Thousands of years ago, somebody looked at a flock of sheep and went, “well, they aren’t cold.”
It’s so much better than that.
So once upon a time, goats and sheep were essentially the same animal, and all of them had hair. Now, you can do some stuff with hair, but you can’t do a lot, so mostly sheep/goats were kept for meat and milk.
Except then a mutation showed up, and some of the sheep/goats had WOOL instead. And someone realized that 1. you could spin that shit, and 2. then you could WEAVE that shit, and 3. IT GREW BACK.
Generations of selective breeding ensued. Two visibly discrete species emerged, one primarily for meat and milk, and the other primarily for wool.
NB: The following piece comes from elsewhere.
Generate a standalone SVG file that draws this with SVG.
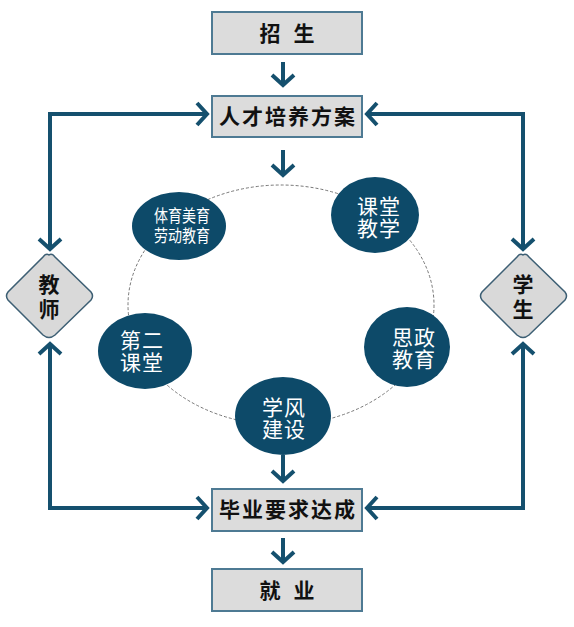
<svg xmlns="http://www.w3.org/2000/svg" width="574" height="627" viewBox="0 0 574 627">
<defs>
<marker id="chev" markerUnits="userSpaceOnUse" markerWidth="30" markerHeight="30" viewBox="-15 -15 30 30" refX="0" refY="0" orient="auto">
<path d="M-11,-11 L-1,0 L-11,11" fill="none" stroke="#15506e" stroke-width="4" stroke-linejoin="miter"/>
</marker>
<style>
.box{fill:#dcdcdc;stroke:#4e7a93;stroke-width:2}
.dia{fill:#d9d9d9;stroke:#3d5f74;stroke-width:1.5}
.node{fill:#0d4a69}
.bt{font-family:"Noto Sans CJK SC","Noto Sans",sans-serif;font-size:21px;font-weight:bold;fill:#111;text-anchor:middle}
.ct{font-family:"Noto Sans CJK SC","Noto Sans",sans-serif;font-size:21px;fill:#fff;text-anchor:middle}
.cs{font-family:"Noto Sans CJK SC","Noto Sans",sans-serif;font-size:17px;fill:#fff;text-anchor:middle}
.ln{fill:none;stroke:#15506e;stroke-width:4;marker-end:url(#chev)}
</style>
</defs>
<ellipse cx="281" cy="305" rx="153" ry="120" fill="none" stroke="#777" stroke-width="1" stroke-dasharray="3,2"/>
<g id="connectors">
<path class="ln" d="M283,62 V86"/>
<path class="ln" d="M283,150 V176"/>
<path class="ln" d="M283,455 V482"/>
<path class="ln" d="M283,538 V563"/>
<path class="ln" d="M50,180 V114 H208"/>
<path class="ln" d="M50,114 V250"/>
<path class="ln" d="M50,440 V508 H208"/>
<path class="ln" d="M50,508 V343"/>
<path class="ln" d="M523,180 V114 H366"/>
<path class="ln" d="M523,114 V250"/>
<path class="ln" d="M523,440 V508 H366"/>
<path class="ln" d="M523,508 V343"/>
</g>
<g id="zhaosheng"><rect class="box" x="212" y="12" width="150" height="42"/><text class="bt" y="41"><tspan x="270">招</tspan><tspan x="304">生</tspan></text></g>
<g id="rencai"><rect class="box" x="212" y="96" width="150" height="41"/><text class="bt" x="287" y="124" textLength="136" lengthAdjust="spacing">人才培养方案</text></g>
<g id="biye"><rect class="box" x="212" y="489" width="150" height="42"/><text class="bt" x="287" y="517" textLength="136" lengthAdjust="spacing">毕业要求达成</text></g>
<g id="jiuye"><rect class="box" x="212" y="569" width="150" height="42"/><text class="bt" y="598"><tspan x="270">就</tspan><tspan x="304">业</tspan></text></g>
<g id="jiaoshi"><path class="dia" d="M49,255 Q52,253 55,257 L91,292 Q94,296 91,300 L55,335 Q49,340 43,335 L8,300 Q5,296 8,292 L43,257 Q46,253 49,255 Z"/><text class="bt" y="292"><tspan x="49">教</tspan><tspan x="49" dy="25">师</tspan></text></g>
<g id="xuesheng"><path class="dia" d="M523,255 Q526,253 529,257 L565,292 Q568,296 565,300 L529,335 Q523,340 517,335 L482,300 Q479,296 482,292 L517,257 Q520,253 523,255 Z"/><text class="bt" y="292"><tspan x="523">学</tspan><tspan x="523" dy="25">生</tspan></text></g>
<g id="tiyu"><ellipse class="node" cx="179" cy="226" rx="47" ry="34"/><text class="cs" x="182" y="222" textLength="56" lengthAdjust="spacingAndGlyphs">体育美育</text><text class="cs" x="182" y="242" textLength="56" lengthAdjust="spacingAndGlyphs">劳动教育</text></g>
<g id="ketang"><ellipse class="node" cx="375" cy="215" rx="44" ry="38"/><text class="ct" y="214" letter-spacing="1"><tspan x="379">课堂</tspan><tspan x="379" dy="22">教学</tspan></text></g>
<g id="sizheng"><ellipse class="node" cx="407" cy="347" rx="43" ry="40"/><text class="ct" y="345" letter-spacing="1"><tspan x="414">思政</tspan><tspan x="414" dy="22">教育</tspan></text></g>
<g id="xuefeng"><ellipse class="node" cx="283" cy="416" rx="48" ry="39"/><text class="ct" y="415" letter-spacing="1"><tspan x="284">学风</tspan><tspan x="284" dy="22">建设</tspan></text></g>
<g id="dier"><ellipse class="node" cx="145" cy="351" rx="47" ry="38"/><text class="ct" y="348" letter-spacing="1"><tspan x="142">第二</tspan><tspan x="142" dy="22">课堂</tspan></text></g>
</svg>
They also have different behavioural characteristics, because independence was not helpful in a sheep, so it was bred out of them. Sheep remain one of the few non-draft animals that we farm even though they are not delicious.
The most similar part of sheep and goats that remains today is their skeleton. On an archaeological dig, you find THOUSANDS of bones and bone fragments that can only be identified as “sheep/goat”. It’s incredibly frustrating, but also kind of hilarious after you’ve spent enough time in the sun.
ANYWAY, human beings have always been smart and surprisingly good at changing nature because they want a sweater.
The entire knitting community needs to hear this.
Oh man I’m so glad I can add this to my arsenal of responses to people who say all GMOs are made of poison.
In zooarchaeology, sheep/goat is a valid category and no one will press you further on the issue.